Davanti a lei sta una giovane, in mano un bicchiere di tè: «Non parla italiano, è arrivata un mese fa da Batman con il ricongiungimento familiare – ci spiega Cahina – Si è sposata per procura, dopo tre anni che non vedeva il fidanzato».
Altri arrivano, ognuno con una storia diversa: un anziano che si è rivolto ad Ararat perché non aveva informazioni sulla sua richiesta di asilo («Ad Udine gli hanno detto che sono fermi al febbraio 2016»), un ragazzo dalla Toscana («Sono venuto qui perché è la casa dei kurdi»), uno yazidi che nel 2014 è atterrato a Roma dopo il massacro dell’Isis a Sinjar («A Fiumicino gli hanno detto di rivolgersi ad Ararat»).
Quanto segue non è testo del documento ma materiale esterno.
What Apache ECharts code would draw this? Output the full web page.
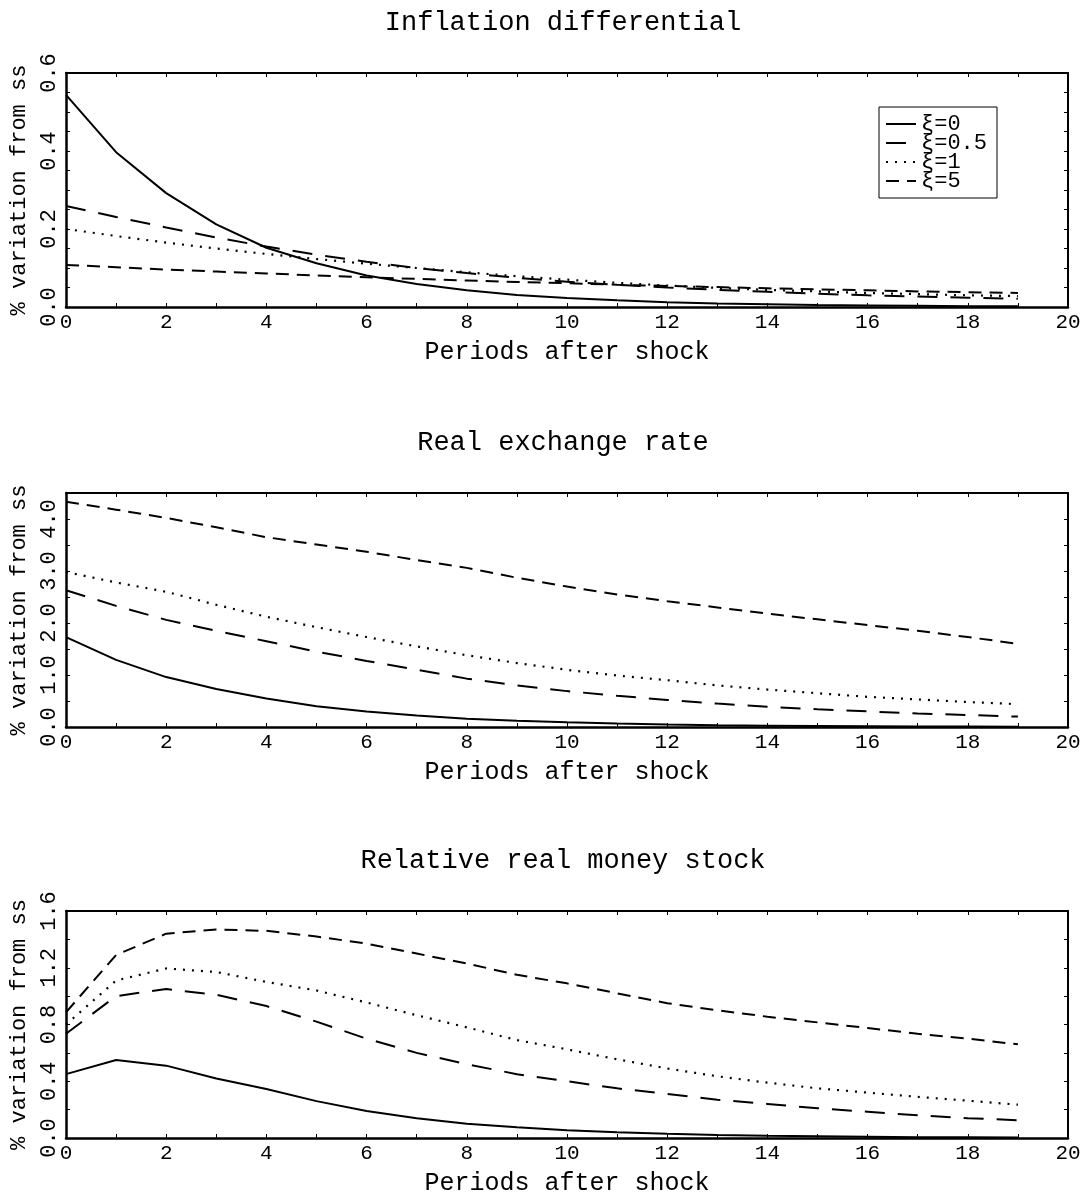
<!DOCTYPE html>
<html>
<head>
<meta charset="utf-8">
<script src="https://cdn.jsdelivr.net/npm/echarts@6/dist/echarts.min.js"></script>
<style>
html,body{margin:0;padding:0;background:#fff;}
#chart{width:1085px;height:1197px;}
</style>
</head>
<body>
<div id="chart"></div>
<script>
// ---- data ----
const periods = [0,1,2,3,4,5,6,7,8,9,10,11,12,13,14,15,16,17,18,19];
const seriesNames = ['ξ=0','ξ=0.5','ξ=1','ξ=5'];
const panelTitles = ['Inflation differential','Real exchange rate','Relative real money stock'];
const xAxisName = 'Periods after shock';
const yAxisName = '% variation from ss';

// Inflation differential
const infl_xi0   = [0.544,0.397,0.292,0.212,0.152,0.112,0.081,0.059,0.043,0.031,0.023,0.017,0.012,0.009,0.007,0.005,0.004,0.003,0.002,0.002];
const infl_xi05  = [0.259,0.231,0.204,0.178,0.155,0.134,0.116,0.100,0.087,0.075,0.065,0.057,0.050,0.044,0.039,0.034,0.030,0.027,0.024,0.021];
const infl_xi1   = [0.200,0.182,0.165,0.150,0.136,0.123,0.111,0.100,0.089,0.079,0.070,0.062,0.055,0.049,0.044,0.040,0.036,0.033,0.030,0.028];
const infl_xi5   = [0.108,0.102,0.096,0.091,0.086,0.081,0.076,0.072,0.068,0.064,0.061,0.057,0.054,0.051,0.048,0.045,0.043,0.040,0.038,0.036];

// Real exchange rate
const rer_xi0    = [1.73,1.29,0.96,0.73,0.55,0.40,0.30,0.22,0.16,0.12,0.09,0.065,0.048,0.035,0.026,0.019,0.014,0.010,0.008,0.006];
const rer_xi05   = [2.63,2.33,2.06,1.85,1.65,1.45,1.27,1.10,0.93,0.80,0.69,0.60,0.52,0.45,0.39,0.34,0.30,0.26,0.23,0.20];
const rer_xi1    = [2.98,2.78,2.60,2.35,2.12,1.92,1.73,1.55,1.38,1.23,1.10,0.99,0.90,0.80,0.72,0.65,0.58,0.53,0.48,0.44];
const rer_xi5    = [4.33,4.18,4.02,3.84,3.65,3.51,3.37,3.21,3.06,2.87,2.70,2.55,2.42,2.30,2.18,2.07,1.96,1.85,1.73,1.60];

// Relative real money stock
const money_xi0  = [0.45,0.55,0.51,0.42,0.345,0.26,0.19,0.14,0.10,0.075,0.055,0.040,0.030,0.022,0.016,0.012,0.009,0.006,0.005,0.004];
const money_xi05 = [0.735,1.00,1.05,1.01,0.93,0.82,0.70,0.60,0.52,0.45,0.40,0.35,0.31,0.27,0.24,0.21,0.185,0.16,0.14,0.125];
const money_xi1  = [0.80,1.11,1.195,1.17,1.10,1.04,0.955,0.865,0.78,0.69,0.625,0.555,0.49,0.435,0.39,0.35,0.32,0.29,0.263,0.235];
const money_xi5  = [0.886,1.29,1.44,1.47,1.46,1.42,1.37,1.30,1.23,1.15,1.09,1.02,0.95,0.90,0.855,0.815,0.775,0.735,0.70,0.66];

const yMax = [0.6, 4.5, 1.6];
const yInterval = [0.2, 1, 0.4];
const yMinorSplit = [4, 2, 2];
const xTicks = {min:0, max:20, interval:2};

// ---- chart ----
const FONT = 'Liberation Mono';
const panels = [
  [infl_xi0, infl_xi05, infl_xi1, infl_xi5],
  [rer_xi0, rer_xi05, rer_xi1, rer_xi5],
  [money_xi0, money_xi05, money_xi1, money_xi5]
];
const dashStyles = ['solid', [20,13], [2,7], [13,8]];
const gridTops = [73, 493, 911];
const gridHeights = [234, 234, 233];
const gridLeft = 58, gridWidth = 1010;

const grids = [], xAxes = [], yAxes = [], series = [], titles = [];
panels.forEach((p, i) => {
  grids.push({left: gridLeft, top: gridTops[i], width: gridWidth, height: gridHeights[i], containLabel: false});
  titles.push({
    text: panelTitles[i], left: gridLeft + gridWidth/2, textAlign: 'center', top: gridTops[i] - 64, padding: 0,
    textStyle: {fontFamily: FONT, fontSize: 27, fontWeight: 'normal', color: '#000'}
  });
  // bottom x
  xAxes.push({
    type: 'value', gridIndex: i, position: 'bottom', min: xTicks.min, max: xTicks.max, interval: xTicks.interval,
    name: xAxisName, nameLocation: 'middle', nameGap: 33,
    nameTextStyle: {fontFamily: FONT, fontSize: 25, color: '#000'},
    axisLine: {show: true, onZero: false, lineStyle: {color: '#000', width: 2.5}},
    axisTick: {show: true, inside: true, length: 4, lineStyle: {color: '#000', width: 1}},
    minorTick: {show: true, splitNumber: 2, length: 4, lineStyle: {color: '#000', width: 1}},
    axisLabel: {margin: 5, fontFamily: FONT, fontSize: 21, color: '#000', showMaxLabel: true, showMinLabel: true},
    splitLine: {show: false}
  });
  // top x (mirror)
  xAxes.push({
    type: 'value', gridIndex: i, position: 'top', min: xTicks.min, max: xTicks.max, interval: xTicks.interval,
    axisLine: {show: true, onZero: false, lineStyle: {color: '#000', width: 2}},
    axisTick: {show: true, inside: true, length: 4, lineStyle: {color: '#000', width: 1}},
    minorTick: {show: true, splitNumber: 2, length: 4, lineStyle: {color: '#000', width: 1}},
    axisLabel: {show: false}, splitLine: {show: false}
  });
  const iv = yInterval[i];
  const fmt = v => {
    const r = v / iv;
    return Math.abs(r - Math.round(r)) < 1e-6 ? Number(v).toFixed(1) : '';
  };
  yAxes.push({
    type: 'value', gridIndex: i, position: 'left', min: 0, max: yMax[i], interval: iv,
    name: yAxisName, nameLocation: 'middle', nameGap: 36, nameRotate: 90,
    nameTextStyle: {fontFamily: FONT, fontSize: 22, color: '#000'},
    axisLine: {show: true, onZero: false, lineStyle: {color: '#000', width: 2.5}},
    axisTick: {show: true, inside: true, length: 4, lineStyle: {color: '#000', width: 1}},
    minorTick: {show: true, splitNumber: yMinorSplit[i], length: 4, lineStyle: {color: '#000', width: 1}},
    axisLabel: {rotate: 90, margin: 6, fontFamily: FONT, fontSize: 22, color: '#000', formatter: fmt, showMaxLabel: true, showMinLabel: true},
    splitLine: {show: false}
  });
  yAxes.push({
    type: 'value', gridIndex: i, position: 'right', min: 0, max: yMax[i], interval: iv,
    axisLine: {show: true, onZero: false, lineStyle: {color: '#000', width: 2}},
    axisTick: {show: true, inside: true, length: 4, lineStyle: {color: '#000', width: 1}},
    minorTick: {show: true, splitNumber: yMinorSplit[i], length: 4, lineStyle: {color: '#000', width: 1}},
    axisLabel: {show: false}, splitLine: {show: false}
  });
  p.forEach((vals, k) => {
    series.push({
      name: seriesNames[k], type: 'line', xAxisIndex: i*2, yAxisIndex: i*2,
      data: periods.map((x, j) => [x, vals[j]]),
      symbol: 'none', showSymbol: false, animation: false, silent: true,
      lineStyle: {color: '#000', width: k === 2 ? 2.2 : 2, type: dashStyles[k]},
      itemStyle: {color: '#000'}
    });
  });
});

const chart = echarts.init(document.getElementById('chart'), null, {renderer: 'canvas'});
chart.setOption({
  backgroundColor: '#fff',
  animation: false,
  title: titles,
  grid: grids,
  xAxis: xAxes,
  yAxis: yAxes,
  legend: {
    data: seriesNames, orient: 'vertical', left: 879, top: 107,
    itemWidth: 30, itemHeight: 14, itemGap: -3,
    padding: [6, 10, 6, 6],
    backgroundColor: '#fff', borderColor: '#000', borderWidth: 1,
    itemStyle: {opacity: 0},
    textStyle: {fontFamily: FONT, fontSize: 22, color: '#000', lineHeight: 18},
    selectedMode: false
  },
  series: series
});
</script>
</body>
</html>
«IN UNA CITTÀ GRANDE come Roma è facile perdere la propria identità – continua Azat – Ararat dà gli strumenti per esprimere le tue radici e riscoprirle. E per tenere i contatti con la tua terra. Da qui sono nate le iniziative a sostegno di Rojava: la Staffetta per Kobane, la raccolta fondi per la Casa delle Donne e l’ospedale di Kobane e quelli per il Bakur devastato dalla guerra di Erdogan, dove il lavoro è eclissato e i greggi sterminati. Abbiamo lanciato da poco l’adozione a distanza di famiglie kurde in Turchia: già 2mila famiglie in Europa hanno aderito. Lì si resiste e qui si resiste. Siamo il ponte tra Occidente e Medio Oriente: anche questa è una forma di rivendicazione, esistere è resistere».
Ora si deve resistere allo sgombero. Anche per questo sabato si accenderà il fuoco del Newroz. L’appuntamento è a Ararat, Testaccio.